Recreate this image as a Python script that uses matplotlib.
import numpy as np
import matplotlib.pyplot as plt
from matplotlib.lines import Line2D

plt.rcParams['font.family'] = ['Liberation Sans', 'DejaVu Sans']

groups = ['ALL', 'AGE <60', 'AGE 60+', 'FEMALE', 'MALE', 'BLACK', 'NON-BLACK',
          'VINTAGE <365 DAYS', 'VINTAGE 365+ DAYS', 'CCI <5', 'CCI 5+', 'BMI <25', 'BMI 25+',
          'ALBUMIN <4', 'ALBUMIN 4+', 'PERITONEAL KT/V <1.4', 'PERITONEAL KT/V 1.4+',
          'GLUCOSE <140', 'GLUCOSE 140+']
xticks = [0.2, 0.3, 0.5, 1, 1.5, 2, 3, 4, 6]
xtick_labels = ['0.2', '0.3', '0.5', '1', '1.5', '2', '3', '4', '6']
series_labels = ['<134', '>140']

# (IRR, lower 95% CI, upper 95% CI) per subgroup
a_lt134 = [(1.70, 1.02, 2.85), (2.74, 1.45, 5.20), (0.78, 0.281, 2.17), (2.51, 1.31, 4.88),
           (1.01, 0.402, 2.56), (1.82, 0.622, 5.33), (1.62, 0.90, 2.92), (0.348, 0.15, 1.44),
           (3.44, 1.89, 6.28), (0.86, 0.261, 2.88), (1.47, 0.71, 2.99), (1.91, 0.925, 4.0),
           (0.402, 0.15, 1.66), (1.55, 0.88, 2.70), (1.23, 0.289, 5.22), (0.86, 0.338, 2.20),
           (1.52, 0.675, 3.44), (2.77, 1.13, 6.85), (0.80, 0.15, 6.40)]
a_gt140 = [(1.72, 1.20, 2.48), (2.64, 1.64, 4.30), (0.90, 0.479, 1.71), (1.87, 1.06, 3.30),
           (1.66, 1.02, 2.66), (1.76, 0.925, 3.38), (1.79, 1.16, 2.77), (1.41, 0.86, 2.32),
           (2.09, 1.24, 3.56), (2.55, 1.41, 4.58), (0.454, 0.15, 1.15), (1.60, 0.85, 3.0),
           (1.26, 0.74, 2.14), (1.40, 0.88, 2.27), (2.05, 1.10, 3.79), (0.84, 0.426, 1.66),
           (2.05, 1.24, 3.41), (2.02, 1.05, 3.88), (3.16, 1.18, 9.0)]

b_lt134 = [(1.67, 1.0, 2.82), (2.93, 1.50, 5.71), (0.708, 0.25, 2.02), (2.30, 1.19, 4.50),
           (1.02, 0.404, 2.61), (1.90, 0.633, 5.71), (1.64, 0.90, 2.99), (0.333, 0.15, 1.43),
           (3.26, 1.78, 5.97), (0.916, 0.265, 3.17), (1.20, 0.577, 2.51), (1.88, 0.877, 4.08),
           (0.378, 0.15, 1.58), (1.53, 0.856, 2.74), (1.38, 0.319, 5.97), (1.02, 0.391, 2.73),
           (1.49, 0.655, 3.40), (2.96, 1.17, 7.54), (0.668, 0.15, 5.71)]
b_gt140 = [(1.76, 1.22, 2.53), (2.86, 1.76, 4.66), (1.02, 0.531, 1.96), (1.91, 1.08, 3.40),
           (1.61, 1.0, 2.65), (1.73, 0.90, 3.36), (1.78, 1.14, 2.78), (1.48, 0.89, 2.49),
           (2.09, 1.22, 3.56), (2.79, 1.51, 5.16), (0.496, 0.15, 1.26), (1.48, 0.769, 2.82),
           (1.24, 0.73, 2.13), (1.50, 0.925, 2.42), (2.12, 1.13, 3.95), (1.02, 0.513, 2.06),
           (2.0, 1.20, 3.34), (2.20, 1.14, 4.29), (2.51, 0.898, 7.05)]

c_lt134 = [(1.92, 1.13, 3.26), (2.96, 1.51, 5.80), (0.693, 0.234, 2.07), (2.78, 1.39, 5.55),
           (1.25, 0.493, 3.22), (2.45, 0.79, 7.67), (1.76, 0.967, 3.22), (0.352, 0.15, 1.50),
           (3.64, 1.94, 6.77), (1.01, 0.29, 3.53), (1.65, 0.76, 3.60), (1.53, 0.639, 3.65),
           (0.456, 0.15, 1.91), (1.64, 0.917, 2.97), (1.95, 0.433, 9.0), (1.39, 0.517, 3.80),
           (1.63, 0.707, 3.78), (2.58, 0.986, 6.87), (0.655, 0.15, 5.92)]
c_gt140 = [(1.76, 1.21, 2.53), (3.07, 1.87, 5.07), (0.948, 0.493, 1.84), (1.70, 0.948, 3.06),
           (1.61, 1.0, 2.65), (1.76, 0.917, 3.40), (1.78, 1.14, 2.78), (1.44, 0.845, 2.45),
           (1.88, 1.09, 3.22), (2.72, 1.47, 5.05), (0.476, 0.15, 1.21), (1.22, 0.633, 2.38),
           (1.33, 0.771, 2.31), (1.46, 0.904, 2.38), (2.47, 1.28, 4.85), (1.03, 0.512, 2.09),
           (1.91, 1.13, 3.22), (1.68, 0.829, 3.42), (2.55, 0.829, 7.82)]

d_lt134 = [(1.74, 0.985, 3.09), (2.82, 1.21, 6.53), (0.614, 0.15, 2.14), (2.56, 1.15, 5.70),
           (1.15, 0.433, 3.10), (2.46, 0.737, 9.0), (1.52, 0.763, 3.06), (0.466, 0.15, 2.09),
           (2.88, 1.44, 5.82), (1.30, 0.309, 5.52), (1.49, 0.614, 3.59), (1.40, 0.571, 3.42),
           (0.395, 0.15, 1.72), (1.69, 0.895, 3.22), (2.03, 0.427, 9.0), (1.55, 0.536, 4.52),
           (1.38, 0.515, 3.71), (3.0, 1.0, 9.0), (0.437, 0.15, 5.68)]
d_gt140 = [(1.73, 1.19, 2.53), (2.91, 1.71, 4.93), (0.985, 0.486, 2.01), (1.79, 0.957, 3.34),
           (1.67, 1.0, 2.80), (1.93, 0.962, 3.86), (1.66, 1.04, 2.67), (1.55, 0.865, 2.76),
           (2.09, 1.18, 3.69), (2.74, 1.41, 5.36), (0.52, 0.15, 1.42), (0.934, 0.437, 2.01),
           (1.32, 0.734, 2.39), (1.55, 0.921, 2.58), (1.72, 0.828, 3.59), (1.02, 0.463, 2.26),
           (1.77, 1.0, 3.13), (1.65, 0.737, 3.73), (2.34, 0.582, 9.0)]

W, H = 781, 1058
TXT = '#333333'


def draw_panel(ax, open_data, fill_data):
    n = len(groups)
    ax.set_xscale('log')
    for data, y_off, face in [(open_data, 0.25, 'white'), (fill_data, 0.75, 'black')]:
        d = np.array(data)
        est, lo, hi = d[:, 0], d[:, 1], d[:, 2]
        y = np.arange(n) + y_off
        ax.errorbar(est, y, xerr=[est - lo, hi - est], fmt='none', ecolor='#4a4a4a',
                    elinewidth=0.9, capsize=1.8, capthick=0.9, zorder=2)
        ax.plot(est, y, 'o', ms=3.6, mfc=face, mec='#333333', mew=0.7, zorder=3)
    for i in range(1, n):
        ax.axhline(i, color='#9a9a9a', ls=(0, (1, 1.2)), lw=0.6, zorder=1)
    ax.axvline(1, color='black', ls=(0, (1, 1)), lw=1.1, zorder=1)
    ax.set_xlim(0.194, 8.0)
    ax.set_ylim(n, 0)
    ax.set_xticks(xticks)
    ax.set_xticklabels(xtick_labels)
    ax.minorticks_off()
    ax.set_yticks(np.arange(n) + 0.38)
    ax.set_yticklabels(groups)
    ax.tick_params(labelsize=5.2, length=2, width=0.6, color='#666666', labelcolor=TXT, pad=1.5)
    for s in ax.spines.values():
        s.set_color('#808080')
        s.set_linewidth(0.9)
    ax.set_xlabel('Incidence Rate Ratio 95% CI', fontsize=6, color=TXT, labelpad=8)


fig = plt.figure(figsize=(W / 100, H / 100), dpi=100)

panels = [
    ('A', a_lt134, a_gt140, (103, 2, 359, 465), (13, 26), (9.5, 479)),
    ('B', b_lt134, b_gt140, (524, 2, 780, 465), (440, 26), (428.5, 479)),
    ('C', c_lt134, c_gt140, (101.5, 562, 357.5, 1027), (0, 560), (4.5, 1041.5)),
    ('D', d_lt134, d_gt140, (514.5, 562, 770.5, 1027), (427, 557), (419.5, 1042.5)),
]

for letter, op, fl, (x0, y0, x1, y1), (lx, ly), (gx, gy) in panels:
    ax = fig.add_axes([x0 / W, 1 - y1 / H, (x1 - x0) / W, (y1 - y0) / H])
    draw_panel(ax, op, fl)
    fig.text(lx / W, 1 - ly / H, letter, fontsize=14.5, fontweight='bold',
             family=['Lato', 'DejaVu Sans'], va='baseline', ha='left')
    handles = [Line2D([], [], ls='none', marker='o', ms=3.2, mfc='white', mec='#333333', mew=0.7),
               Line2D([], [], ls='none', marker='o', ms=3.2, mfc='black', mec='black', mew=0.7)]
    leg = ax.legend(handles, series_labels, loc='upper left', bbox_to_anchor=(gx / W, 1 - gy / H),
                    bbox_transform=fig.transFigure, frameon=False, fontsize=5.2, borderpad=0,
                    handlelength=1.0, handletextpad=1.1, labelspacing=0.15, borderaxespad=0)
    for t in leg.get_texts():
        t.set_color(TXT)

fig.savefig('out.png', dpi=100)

▬▬▬▬▬▬▬▬▬▬

▶ _Requirements_
Return the opening line of the data and every line after it through the line containing "series_labels = ['<134', '>140']", please, exactly as written and with nothing added.

▶ _Finished task_
Recreate this image as a Python script that uses matplotlib.
import numpy as np
import matplotlib.pyplot as plt
from matplotlib.lines import Line2D

plt.rcParams['font.family'] = ['Liberation Sans', 'DejaVu Sans']

groups = ['ALL', 'AGE <60', 'AGE 60+', 'FEMALE', 'MALE', 'BLACK', 'NON-BLACK',
          'VINTAGE <365 DAYS', 'VINTAGE 365+ DAYS', 'CCI <5', 'CCI 5+', 'BMI <25', 'BMI 25+',
          'ALBUMIN <4', 'ALBUMIN 4+', 'PERITONEAL KT/V <1.4', 'PERITONEAL KT/V 1.4+',
          'GLUCOSE <140', 'GLUCOSE 140+']
xticks = [0.2, 0.3, 0.5, 1, 1.5, 2, 3, 4, 6]
xtick_labels = ['0.2', '0.3', '0.5', '1', '1.5', '2', '3', '4', '6']
series_labels = ['<134', '>140']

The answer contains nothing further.